Segundo a Christian Aid, citando dados da AON, 2021 terá sido o sexto ano em que desastres naturais custaram mais de 100 mil milhões de dólares. Todos esses anos foram posteriores a 2011, o que revela a aceleração significativa da intensidade e da gravidade dos eventos.
Os autores do tal relatório da AON estimaram os danos com base nas perdas seguradas, o que significa que os custos reais desses desastres serão, possivelmente, ainda maiores. Os cálculos mostram, geralmente, valores mais elevados nos países mais ricos devido à avaliação de propriedades e seguros mais altos, enquanto alguns dos eventos climáticos mais mortais atingem regiões mais pobres que pouco contribuem para o aquecimento global – é só pensar no impacto ambiental que tem, por exemplo, a vida numa cidade como Nova Iorque em comparação com a vida numa aldeia do norte de Moçambique. A violência dos desastres ambientais tem sido inversamente proporcional ao contributo das regiões para as próprias alterações climáticas, o que seria motivo suficiente para nos fazer repensar a organização mundial.
No entanto, a distância que afasta os que mais impactam o planeta daqueles que mais sofrem com esse impacto não facilita no entendimento da urgência, referem muitas vezes os especialistas.

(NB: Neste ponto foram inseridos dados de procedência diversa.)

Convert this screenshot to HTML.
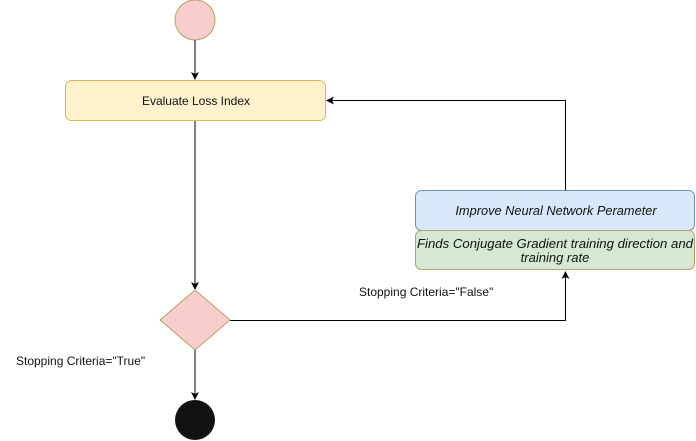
<!DOCTYPE html>
<html><head><style>body{margin:0;background:#fff}svg{display:block}text{font-family:"Liberation Sans",sans-serif;font-size:12px;fill:#111}</style></head><body>
<svg width="696" height="441" viewBox="0 0 696 441">
<defs><marker id="a" markerWidth="8" markerHeight="8" refX="7" refY="4" orient="auto" markerUnits="userSpaceOnUse"><path d="M0,0 L8,4 L0,8 L2,4 Z" fill="#000"/></marker></defs>
<circle cx="195" cy="20" r="20" fill="#f8cecc" stroke="#b5a06a"/>
<line x1="195" y1="40" x2="195" y2="79" stroke="#000" marker-end="url(#a)"/>
<rect x="65.5" y="80.5" width="260" height="40" rx="6" fill="#fff2cc" stroke="#d6b656"/>
<text x="196" y="105" text-anchor="middle">Evaluate Loss Index</text>
<line x1="195" y1="121" x2="195" y2="289" stroke="#000" marker-end="url(#a)"/>
<polygon points="195,290 230,320 195,350 160,320" fill="#f8cecc" stroke="#b5a06a"/>
<line x1="195" y1="350" x2="195" y2="399" stroke="#000" marker-end="url(#a)"/>
<circle cx="195" cy="420" r="20" fill="#111"/>
<text x="16" y="365">Stopping Criteria="True"</text>
<polyline points="230,320.5 565.5,320.5 565.5,272" fill="none" stroke="#000" marker-end="url(#a)"/>
<text x="359" y="296">Stopping Criteria="False"</text>
<rect x="415.5" y="190.5" width="279" height="40" rx="6" fill="#dae8fc" stroke="#6c8ebf"/>
<text x="556" y="215" text-anchor="middle" style="font-style:italic;font-size:12.8px">Improve Neural Network Perameter</text>
<rect x="415.5" y="230.5" width="279" height="39" rx="6" fill="#d5e8d4" stroke="#b5a06a"/>
<text x="555" y="248" text-anchor="middle" style="font-style:italic;font-size:13px" textLength="276" lengthAdjust="spacingAndGlyphs">Finds Conjugate Gradient training direction and</text>
<text x="555" y="262" text-anchor="middle" style="font-style:italic;font-size:13px">training rate</text>
<polyline points="565.5,190 565.5,100.5 327,100.5" fill="none" stroke="#000" marker-end="url(#a)"/>
</svg>
</body></html>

Numa altura em que as empresas começam – finalmente – a olhar para os critérios ambientais, sociais e de governance (ESG na sigla em inglês) como algo a seguir sob pena de perderem investidores, clientes e mesmo consumidores, cada vez mais conscientes, estes eventos climáticos que obrigam a sucessivos decretos de Estados de Calamidade ou Emergência em redor do mundo, podem ser bons lembretes do que ainda está por fazer.